*Data provided:*

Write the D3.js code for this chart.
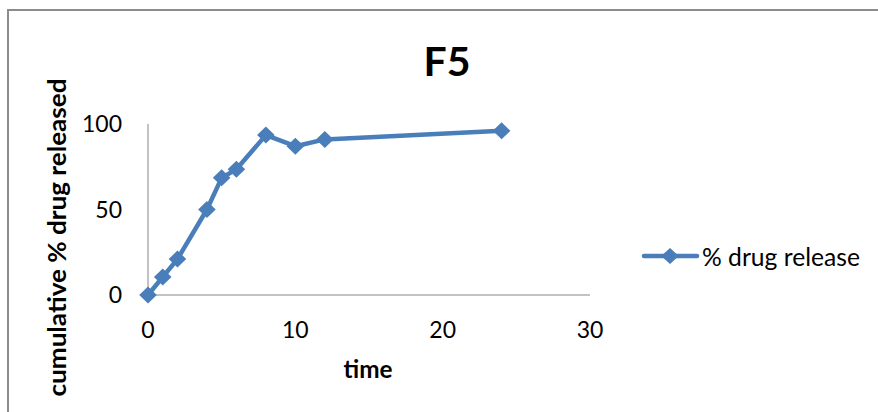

* * *

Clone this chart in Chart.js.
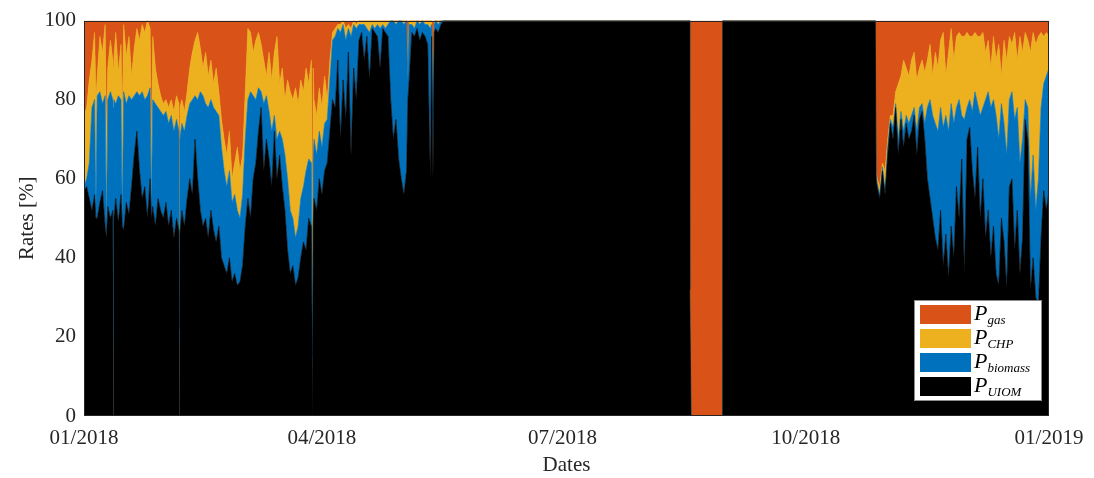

==

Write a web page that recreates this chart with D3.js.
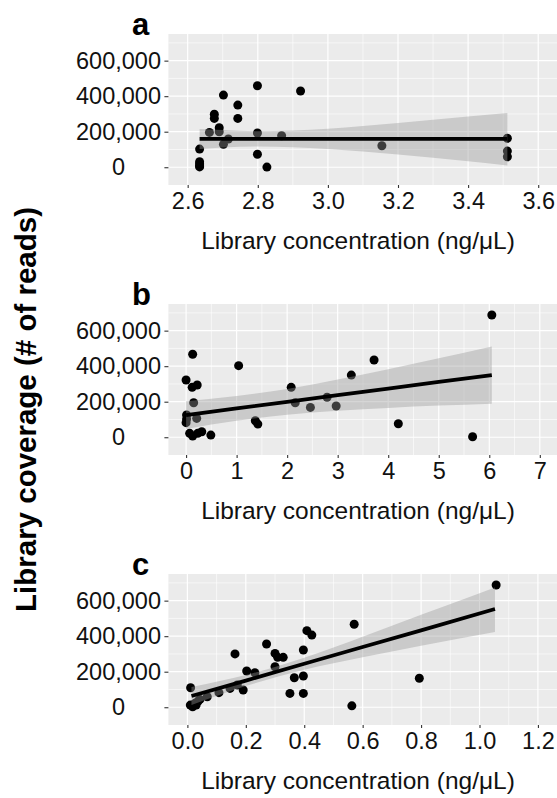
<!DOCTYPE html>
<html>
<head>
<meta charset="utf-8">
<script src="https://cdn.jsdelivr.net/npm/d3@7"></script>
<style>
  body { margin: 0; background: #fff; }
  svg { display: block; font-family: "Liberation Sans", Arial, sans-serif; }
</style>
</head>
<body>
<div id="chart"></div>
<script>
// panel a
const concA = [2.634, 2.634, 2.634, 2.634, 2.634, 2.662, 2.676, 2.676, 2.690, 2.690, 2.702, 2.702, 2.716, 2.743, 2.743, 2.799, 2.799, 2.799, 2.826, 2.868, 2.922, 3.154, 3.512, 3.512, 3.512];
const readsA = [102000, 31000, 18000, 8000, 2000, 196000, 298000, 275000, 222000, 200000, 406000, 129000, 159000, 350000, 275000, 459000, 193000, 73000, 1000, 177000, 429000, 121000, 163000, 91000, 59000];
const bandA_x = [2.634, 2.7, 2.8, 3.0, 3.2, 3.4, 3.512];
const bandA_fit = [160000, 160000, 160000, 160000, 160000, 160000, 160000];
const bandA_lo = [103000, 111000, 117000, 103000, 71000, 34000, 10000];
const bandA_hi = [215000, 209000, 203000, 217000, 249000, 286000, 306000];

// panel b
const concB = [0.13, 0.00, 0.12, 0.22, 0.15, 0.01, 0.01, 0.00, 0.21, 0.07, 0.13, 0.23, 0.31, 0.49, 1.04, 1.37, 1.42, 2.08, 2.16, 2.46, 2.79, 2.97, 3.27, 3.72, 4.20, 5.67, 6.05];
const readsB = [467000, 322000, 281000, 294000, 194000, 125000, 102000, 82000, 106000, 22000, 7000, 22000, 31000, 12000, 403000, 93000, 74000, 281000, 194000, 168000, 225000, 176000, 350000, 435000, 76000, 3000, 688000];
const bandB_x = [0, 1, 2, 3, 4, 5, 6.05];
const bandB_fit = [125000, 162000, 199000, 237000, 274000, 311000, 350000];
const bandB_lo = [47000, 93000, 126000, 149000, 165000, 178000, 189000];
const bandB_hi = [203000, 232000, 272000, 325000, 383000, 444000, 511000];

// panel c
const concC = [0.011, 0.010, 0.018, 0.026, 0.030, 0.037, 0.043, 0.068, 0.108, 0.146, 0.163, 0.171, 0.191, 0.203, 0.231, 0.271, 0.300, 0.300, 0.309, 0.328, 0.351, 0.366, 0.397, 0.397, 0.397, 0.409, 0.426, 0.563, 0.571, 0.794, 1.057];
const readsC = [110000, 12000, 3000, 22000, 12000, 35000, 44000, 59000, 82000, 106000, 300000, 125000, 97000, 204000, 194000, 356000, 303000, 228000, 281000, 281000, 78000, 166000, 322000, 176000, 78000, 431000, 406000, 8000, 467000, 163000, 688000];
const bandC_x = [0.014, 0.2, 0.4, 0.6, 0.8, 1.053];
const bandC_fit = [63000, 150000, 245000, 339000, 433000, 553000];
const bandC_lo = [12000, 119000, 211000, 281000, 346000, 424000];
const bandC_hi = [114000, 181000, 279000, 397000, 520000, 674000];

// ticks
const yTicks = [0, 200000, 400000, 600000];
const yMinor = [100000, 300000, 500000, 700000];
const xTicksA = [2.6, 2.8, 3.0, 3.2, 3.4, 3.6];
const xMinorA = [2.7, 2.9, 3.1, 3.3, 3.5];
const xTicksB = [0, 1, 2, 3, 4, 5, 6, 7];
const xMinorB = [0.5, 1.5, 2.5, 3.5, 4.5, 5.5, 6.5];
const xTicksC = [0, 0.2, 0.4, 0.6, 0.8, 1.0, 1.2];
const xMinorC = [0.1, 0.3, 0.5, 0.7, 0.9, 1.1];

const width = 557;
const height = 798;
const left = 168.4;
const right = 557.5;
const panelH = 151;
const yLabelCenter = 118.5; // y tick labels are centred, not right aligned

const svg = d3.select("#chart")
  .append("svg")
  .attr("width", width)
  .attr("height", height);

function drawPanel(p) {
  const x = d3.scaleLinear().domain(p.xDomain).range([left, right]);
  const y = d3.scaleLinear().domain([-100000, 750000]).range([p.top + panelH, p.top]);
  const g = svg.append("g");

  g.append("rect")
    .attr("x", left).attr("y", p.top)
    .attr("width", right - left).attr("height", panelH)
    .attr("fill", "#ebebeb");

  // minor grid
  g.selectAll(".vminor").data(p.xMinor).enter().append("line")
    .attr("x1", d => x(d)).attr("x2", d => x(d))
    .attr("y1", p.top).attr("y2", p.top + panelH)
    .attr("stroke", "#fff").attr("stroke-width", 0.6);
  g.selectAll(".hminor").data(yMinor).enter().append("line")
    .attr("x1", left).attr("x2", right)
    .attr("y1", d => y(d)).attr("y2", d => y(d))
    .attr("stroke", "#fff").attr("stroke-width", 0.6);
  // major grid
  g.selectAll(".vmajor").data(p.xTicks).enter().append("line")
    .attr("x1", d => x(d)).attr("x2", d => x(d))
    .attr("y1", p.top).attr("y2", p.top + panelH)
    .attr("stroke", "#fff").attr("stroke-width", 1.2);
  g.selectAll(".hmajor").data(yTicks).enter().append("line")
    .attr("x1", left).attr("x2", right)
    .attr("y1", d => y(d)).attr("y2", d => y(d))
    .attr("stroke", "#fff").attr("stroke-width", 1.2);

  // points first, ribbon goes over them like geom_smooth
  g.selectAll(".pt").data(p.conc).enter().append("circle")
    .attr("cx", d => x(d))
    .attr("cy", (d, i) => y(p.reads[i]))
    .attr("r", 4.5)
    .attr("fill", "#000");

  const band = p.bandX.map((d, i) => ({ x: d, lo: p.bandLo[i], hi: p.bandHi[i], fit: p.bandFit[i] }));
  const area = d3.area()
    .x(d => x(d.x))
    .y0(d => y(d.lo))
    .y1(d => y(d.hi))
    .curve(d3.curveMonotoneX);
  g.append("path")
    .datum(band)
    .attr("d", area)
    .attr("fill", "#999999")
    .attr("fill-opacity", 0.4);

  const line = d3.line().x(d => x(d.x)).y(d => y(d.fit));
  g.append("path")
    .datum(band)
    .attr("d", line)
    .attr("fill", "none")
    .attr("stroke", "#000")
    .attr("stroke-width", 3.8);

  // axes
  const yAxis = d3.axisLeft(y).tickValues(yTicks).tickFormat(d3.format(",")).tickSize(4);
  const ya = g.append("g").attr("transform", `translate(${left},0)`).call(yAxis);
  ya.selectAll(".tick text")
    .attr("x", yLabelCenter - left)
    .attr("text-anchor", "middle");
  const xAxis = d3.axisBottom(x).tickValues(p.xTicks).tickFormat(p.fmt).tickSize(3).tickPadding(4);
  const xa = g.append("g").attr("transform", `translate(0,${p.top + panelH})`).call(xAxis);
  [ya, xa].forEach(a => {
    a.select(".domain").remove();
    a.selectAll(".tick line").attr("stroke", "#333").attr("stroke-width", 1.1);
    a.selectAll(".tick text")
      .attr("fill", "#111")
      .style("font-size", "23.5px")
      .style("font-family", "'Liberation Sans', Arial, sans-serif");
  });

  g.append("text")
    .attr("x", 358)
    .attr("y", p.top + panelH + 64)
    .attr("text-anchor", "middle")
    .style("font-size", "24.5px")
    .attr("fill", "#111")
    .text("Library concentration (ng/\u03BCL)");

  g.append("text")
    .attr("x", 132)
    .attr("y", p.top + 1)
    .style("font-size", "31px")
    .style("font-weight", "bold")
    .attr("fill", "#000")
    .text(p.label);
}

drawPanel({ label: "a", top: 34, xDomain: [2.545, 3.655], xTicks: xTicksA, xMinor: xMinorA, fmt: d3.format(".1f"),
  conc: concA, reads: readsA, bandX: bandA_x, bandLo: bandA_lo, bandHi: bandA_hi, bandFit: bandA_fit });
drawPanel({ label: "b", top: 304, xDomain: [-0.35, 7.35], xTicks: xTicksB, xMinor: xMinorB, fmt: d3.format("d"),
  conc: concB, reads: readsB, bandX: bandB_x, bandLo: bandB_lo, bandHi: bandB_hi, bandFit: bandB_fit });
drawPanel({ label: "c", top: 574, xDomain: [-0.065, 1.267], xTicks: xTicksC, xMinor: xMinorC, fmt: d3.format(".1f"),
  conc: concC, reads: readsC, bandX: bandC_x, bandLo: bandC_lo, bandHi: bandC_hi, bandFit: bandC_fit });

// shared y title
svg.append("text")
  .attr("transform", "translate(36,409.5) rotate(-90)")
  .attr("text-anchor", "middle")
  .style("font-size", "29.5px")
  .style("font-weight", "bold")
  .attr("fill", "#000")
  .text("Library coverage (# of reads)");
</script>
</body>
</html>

*To be done:* Select and copy every line of the listing with the word "this".

*Completed exercise:*
Write the D3.js code for this chart.
Clone this chart in Chart.js.
Write a web page that recreates this chart with D3.js.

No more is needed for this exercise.